Palatine-Schaumburg High School District 211 officials are looking ahead to future capital improvements, from maintenance projects for the coming summer to an early staff recommendation for a new 10-year plan.
Board members have approved $2.4 million in bids for some of this summer's work, including kitchen equipment and lockers for Schaumburg High School and life-safety work such as doors, frames and glazing for Fremd High School.
Other summer 2017 projects still awaiting approval involve roof replacement and repairs at Schaumburg and Fremd high schools, work at the Schaumburg cafeteria, the complete renovation of that school's 14 bathrooms, and the reconstruction and relocation of Fremd's athletic fields.

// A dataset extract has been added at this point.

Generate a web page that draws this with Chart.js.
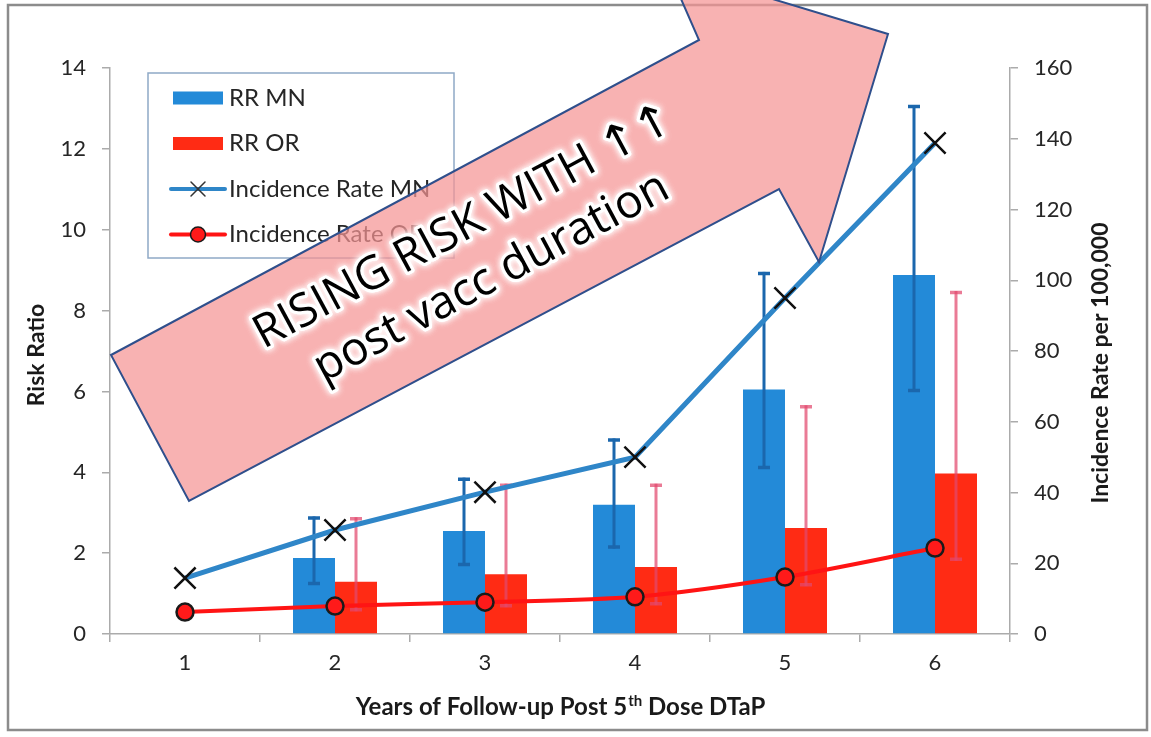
<!DOCTYPE html>
<html>
<head>
<meta charset="utf-8">
<title>Risk ratio and incidence rate by years since 5th DTaP dose</title>
<script src="https://cdn.jsdelivr.net/npm/chart.js@4.4.1/dist/chart.umd.min.js"></script>
<style>
  html, body { margin: 0; padding: 0; background: #ffffff; }
  canvas { display: block; }
</style>
</head>
<body>
<canvas id="chart" width="1151" height="737"></canvas>
<script>
// ---- data -------------------------------------------------------------
const years = ['1', '2', '3', '4', '5', '6'];

const riskRatioMN     = [null, 1.88, 2.55, 3.20, 6.05, 8.88];
const riskRatioMNLow  = [null, 1.25, 1.72, 2.15, 4.12, 6.02];
const riskRatioMNHigh = [null, 2.87, 3.83, 4.80, 8.92, 13.05];

const riskRatioOR     = [null, 1.29, 1.48, 1.66, 2.62, 3.97];
const riskRatioORLow  = [null, 0.60, 0.70, 0.75, 1.22, 1.85];
const riskRatioORHigh = [null, 2.85, 3.68, 3.68, 5.62, 8.45];

const incidenceMN = [15.8, 29.4, 40.1, 50.0, 95.0, 138.8];
const incidenceOR = [6.2, 7.9, 9.0, 10.5, 16.1, 24.3];

const riskTicks      = [0, 2, 4, 6, 8, 10, 12, 14];
const incidenceTicks = [0, 20, 40, 60, 80, 100, 120, 140, 160];

const seriesNames = ['RR MN', 'RR OR', 'Incidence Rate MN', 'Incidence Rate OR'];
const xTitleParts = ['Years of Follow-up Post 5', 'th', ' Dose DTaP'];
const yTitle  = 'Risk Ratio';
const y2Title = 'Incidence Rate per 100,000';
const calloutLines = ['RISING RISK WITH \u2191\u2191', 'post vacc duration'];

// ---- styling ----------------------------------------------------------
const LABEL_FONT = 'Lato, "Open Sans", sans-serif';
const TEXT_COLOR = '#262626';
const AXIS_COLOR = '#ababab';

// whiskers for the risk-ratio bars, drawn right after each bar dataset
const errorBarPlugin = {
  id: 'errorBars',
  afterDatasetDraw(chart, args) {
    const ds = chart.data.datasets[args.index];
    if (!ds.errorLow) return;
    const yScale = chart.scales[ds.yAxisID];
    const ctx = chart.ctx;
    ctx.save();
    ctx.strokeStyle = ds.errorColor;
    ctx.lineCap = 'butt';
    args.meta.data.forEach((bar, i) => {
      const lo = ds.errorLow[i], hi = ds.errorHigh[i];
      if (lo == null || hi == null) return;
      const x = bar.x;
      const yl = yScale.getPixelForValue(lo);
      const yh = yScale.getPixelForValue(hi);
      ctx.lineWidth = 3;
      ctx.beginPath();
      ctx.moveTo(x, yl + 1.5);
      ctx.lineTo(x, yh - 1.5);
      ctx.stroke();
      ctx.lineWidth = 3.5;
      ctx.beginPath();
      ctx.moveTo(x - 6, yh); ctx.lineTo(x + 6, yh);
      ctx.moveTo(x - 6, yl); ctx.lineTo(x + 6, yl);
      ctx.stroke();
    });
    ctx.restore();
  }
};

// legend box, axis titles, outer frame and the callout arrow
const decorPlugin = {
  id: 'decor',
  afterDraw(chart) {
    const ctx = chart.ctx;
    const area = chart.chartArea;

    // legend
    const box = { x: 148, y: 73, w: 306, h: 185 };
    ctx.save();
    ctx.fillStyle = '#ffffff';
    ctx.fillRect(box.x, box.y, box.w, box.h);
    ctx.strokeStyle = '#8fa9c6';
    ctx.lineWidth = 1.5;
    ctx.strokeRect(box.x, box.y, box.w, box.h);
    ctx.font = '24px ' + LABEL_FONT;
    ctx.textBaseline = 'middle';
    ctx.textAlign = 'left';
    chart.data.datasets.forEach((ds, i) => {
      const cy = box.y + 25 + i * 45.5;
      const sx = 173, sw = 50;
      if (ds.type === 'bar') {
        ctx.fillStyle = ds.backgroundColor;
        ctx.fillRect(sx, cy - 6.5, sw, 13);
      } else {
        ctx.strokeStyle = ds.borderColor;
        ctx.lineWidth = 4;
        ctx.lineCap = 'round';
        ctx.beginPath();
        ctx.moveTo(sx - 2, cy); ctx.lineTo(sx + sw + 2, cy);
        ctx.stroke();
        const mx = sx + sw / 2;
        if (ds.pointStyle === 'crossRot') {
          ctx.strokeStyle = '#333';
          ctx.lineWidth = 1.5;
          ctx.beginPath();
          ctx.moveTo(mx - 7, cy - 7); ctx.lineTo(mx + 7, cy + 7);
          ctx.moveTo(mx + 7, cy - 7); ctx.lineTo(mx - 7, cy + 7);
          ctx.stroke();
        } else {
          ctx.fillStyle = ds.pointBackgroundColor;
          ctx.strokeStyle = ds.pointBorderColor;
          ctx.lineWidth = 1.5;
          ctx.beginPath();
          ctx.arc(mx, cy, 7.5, 0, Math.PI * 2);
          ctx.fill();
          ctx.stroke();
        }
      }
      ctx.fillStyle = TEXT_COLOR;
      ctx.fillText(ds.label, 229, cy);
    });
    ctx.restore();

    // axis titles
    ctx.save();
    ctx.fillStyle = '#1a1a1a';
    ctx.font = 'bold 23px ' + LABEL_FONT;
    ctx.textAlign = 'center';
    ctx.textBaseline = 'middle';
    ctx.save();
    ctx.translate(37, (area.top + area.bottom) / 2 + 4);
    ctx.rotate(-Math.PI / 2);
    ctx.fillText(yTitle, 0, 0);
    ctx.restore();
    ctx.save();
    ctx.translate(1101, (area.top + area.bottom) / 2 + 12);
    ctx.rotate(-Math.PI / 2);
    ctx.fillText(y2Title, 0, 0);
    ctx.restore();

    // x title with superscript ordinal
    const big = 'bold 24px ' + LABEL_FONT;
    const small = 'bold 15px ' + LABEL_FONT;
    ctx.textAlign = 'left';
    ctx.textBaseline = 'alphabetic';
    ctx.font = big;
    const w0 = ctx.measureText(xTitleParts[0]).width;
    const w2 = ctx.measureText(xTitleParts[2]).width;
    ctx.font = small;
    const w1 = ctx.measureText(xTitleParts[1]).width;
    let tx = (area.left + area.right) / 2 - (w0 + w1 + w2) / 2;
    const baseY = 715;
    ctx.font = big;
    ctx.fillText(xTitleParts[0], tx, baseY); tx += w0;
    ctx.font = small;
    ctx.fillText(xTitleParts[1], tx + 1, baseY - 9); tx += w1 + 1;
    ctx.font = big;
    ctx.fillText(xTitleParts[2], tx, baseY);
    ctx.restore();

    // outer frame
    ctx.save();
    ctx.strokeStyle = '#8c8c8c';
    ctx.lineWidth = 2.5;
    ctx.strokeRect(8, 5, 1139, 725);
    ctx.restore();

    // callout arrow
    const pts = [
      [111, 355], [699, 40], [667, -33], [888, 34],
      [819, 262], [779, 189], [189, 501]
    ];
    ctx.save();
    ctx.beginPath();
    ctx.moveTo(pts[0][0], pts[0][1]);
    for (let i = 1; i < pts.length; i++) ctx.lineTo(pts[i][0], pts[i][1]);
    ctx.closePath();
    ctx.fillStyle = 'rgba(245, 148, 148, 0.72)';
    ctx.fill();
    ctx.strokeStyle = '#2f4f8c';
    ctx.lineWidth = 2;
    ctx.lineJoin = 'miter';
    ctx.stroke();

    const tail = [(pts[0][0] + pts[6][0]) / 2, (pts[0][1] + pts[6][1]) / 2];
    const ang = Math.atan2(pts[1][1] - pts[0][1], pts[1][0] - pts[0][0]);
    const dx = Math.cos(ang), dy = Math.sin(ang);
    const nx = -dy, ny = dx;
    const along = 372, gap = 29;
    ctx.font = '46px "Open Sans", "DejaVu Sans", sans-serif';
    ctx.textAlign = 'center';
    ctx.textBaseline = 'middle';
    calloutLines.forEach((line, k) => {
      const off = (k === 0 ? -gap : gap);
      const cx = tail[0] + dx * along + nx * off;
      const cy = tail[1] + dy * along + ny * off;
      ctx.save();
      ctx.translate(cx, cy);
      ctx.rotate(ang);
      ctx.shadowColor = 'rgba(255,255,255,1)';
      ctx.shadowBlur = 6;
      ctx.strokeStyle = 'rgba(255,255,255,0.95)';
      ctx.lineWidth = 6;
      ctx.lineJoin = 'round';
      ctx.strokeText(line, 0, 0);
      ctx.strokeText(line, 0, 0);
      ctx.shadowBlur = 0;
      ctx.fillStyle = '#000000';
      ctx.fillText(line, 0, 0);
      ctx.restore();
    });
    ctx.restore();
  }
};

new Chart(document.getElementById('chart'), {
  type: 'bar',
  data: {
    labels: years,
    datasets: [
      {
        type: 'bar', label: seriesNames[0], data: riskRatioMN, yAxisID: 'y',
        backgroundColor: '#238ad8', order: 2,
        categoryPercentage: 0.56, barPercentage: 1.0,
        errorLow: riskRatioMNLow, errorHigh: riskRatioMNHigh, errorColor: '#1b67ad'
      },
      {
        type: 'bar', label: seriesNames[1], data: riskRatioOR, yAxisID: 'y',
        backgroundColor: '#ff2b14', order: 2,
        categoryPercentage: 0.56, barPercentage: 1.0,
        errorLow: riskRatioORLow, errorHigh: riskRatioORHigh, errorColor: 'rgba(226, 72, 110, 0.72)'
      },
      {
        type: 'line', label: seriesNames[2], data: incidenceMN, yAxisID: 'y2',
        borderColor: '#2f86c8', borderWidth: 5, tension: 0, order: 1,
        pointStyle: 'crossRot', pointRadius: 15, pointBorderColor: '#111111',
        pointBorderWidth: 2.5, pointBackgroundColor: 'rgba(0,0,0,0)'
      },
      {
        type: 'line', label: seriesNames[3], data: incidenceOR, yAxisID: 'y2',
        borderColor: '#ff1414', borderWidth: 4, tension: 0.3, order: 0,
        pointStyle: 'circle', pointRadius: 8.5, pointBackgroundColor: '#ff1a1a',
        pointBorderColor: '#1a1a1a', pointBorderWidth: 2.5
      }
    ]
  },
  options: {
    responsive: false,
    animation: false,
    devicePixelRatio: 1,
    layout: { padding: { top: 68, left: 0, right: 0, bottom: 0 } },
    plugins: { legend: { display: false }, tooltip: { enabled: false } },
    scales: {
      x: {
        offset: true,
        grid: { offset: true, drawOnChartArea: false, tickLength: 8, color: AXIS_COLOR, lineWidth: 1.5 },
        border: { color: AXIS_COLOR, width: 1.5 },
        ticks: { font: { family: LABEL_FONT, size: 22 }, color: TEXT_COLOR, padding: 8 },
        afterFit(scale) { scale.height = 103; }
      },
      y: {
        position: 'left', min: 0, max: 14,
        afterBuildTicks(scale) { scale.ticks = riskTicks.map(v => ({ value: v })); },
        grid: { drawOnChartArea: false, tickLength: 8, color: AXIS_COLOR, lineWidth: 1.5 },
        border: { color: AXIS_COLOR, width: 1.5 },
        ticks: { font: { family: LABEL_FONT, size: 22 }, color: TEXT_COLOR, padding: 16 },
        afterFit(scale) { scale.width = 110; }
      },
      y2: {
        position: 'right', min: 0, max: 160,
        afterBuildTicks(scale) { scale.ticks = incidenceTicks.map(v => ({ value: v })); },
        grid: { drawOnChartArea: false, tickLength: 8, color: AXIS_COLOR, lineWidth: 1.5 },
        border: { color: AXIS_COLOR, width: 1.5 },
        ticks: { font: { family: LABEL_FONT, size: 22 }, color: TEXT_COLOR, padding: 16 },
        afterFit(scale) { scale.width = 141; }
      }
    }
  },
  plugins: [errorBarPlugin, decorPlugin]
});
</script>
</body>
</html>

The interior work at Schaumburg High School will be so extensive that no summer school programs will be held there this year, Director of Facilities & Business Services Chris Kontney said.
The 10-year capital improvement plan now being prepared will include roof repairs, mechanical equipment replacement, bathroom and locker room renovations, track refinishing, kitchen renovations and the building of flexible classroom spaces, Chief Operating Officer Lauren Hummel said.
The plan also includes the building of a second food science lab at Conant High School and the renovation of the art department at Fremd.
She said most of these projects are expected to be completed during the next five years, but some of the roof and mechanical projects will likely span the entire 10 years.
Hummel also gave an update on the near completion of the district's previous plan. This year saw much work done at Palatine High School, including its parking lot, media center and swimming pool.
The district's fifth and final new pool at Schaumburg High School is expected to be done just after spring break.
"It is hard to believe we are in the fourth year of our current five-year capital improvement plan," Hummel said.
Controller & Treasurer Barbara Peterson said that the district has historically borrowed to pay for capital improvements, officials expect the district to become debt-free at the end of this year and then stay so for as long as possible.
Going forward, school officials hope to pay for future projects through financial reserves and annual operating surpluses without falling below a recommended level of reserves, Peterson said.
For instance, $7.7 million in operating surpluses are forecast this year, which will be put toward the total $12 million of work expected to be done this summer, she said.